RP’s role in the main political struggles in France since it left the NPA indicates that, in the final analysis, it is being groomed for a similar role.

During the 2023 pension struggle, as millions struck and riots erupted against Macron’s imposition of overwhelmingly unpopular cuts without even a vote in parliament, RP said that the situation was “not revolutionary.” Two-thirds of the French people supported a general strike to bring down Macron and his cuts. Yet RP said that encouraging workers “to make experiences with bourgeois representative democracy” was “the only viable democratic perspective.”

Rejecting the PES’ call to bring down Macron, it claimed democracy would emerge not from working class struggle for socialism, but under a bourgeois regime that rules against the people. RP also appealed to the union leaderships to provide a “battle plan” against Macron.
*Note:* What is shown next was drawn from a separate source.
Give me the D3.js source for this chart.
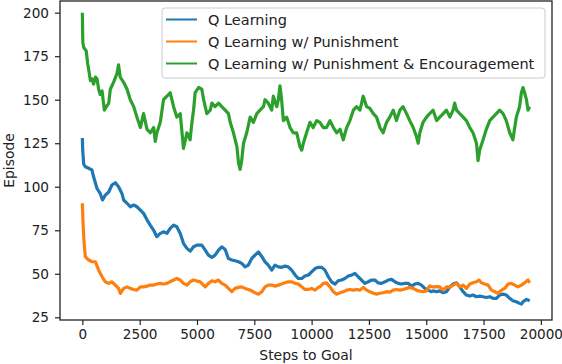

It thus adapted to the union bureaucracies who shut down strikes after Macron declared his cuts were law.

During the 2024 general elections, RP called for a “critical vote” for NFP candidates—even as the NFP endorsed Macron’s candidates. Macron trampled upon the election results, denying the NFP the right to form a government and instead naming his own right-wing government. RP had not served as a revolutionary opposition to Mélenchon, the PS, and their defense of Macron, but as a political satellite of the NFP, guarding its left flank.

Declarations of internationalism and opposition to genocide and fascism at RP’s Paris conference do not constitute a left-wing break with let alone a Trotskyist repudiation of this record. Evading the key issues, they give the FT-CI’s sections a political facelift while letting them continue on their bureaucratic path. They are not revolutionary Trotskyist parties, but obstacles to the struggle waged by the ICFI to build such parties in the working class.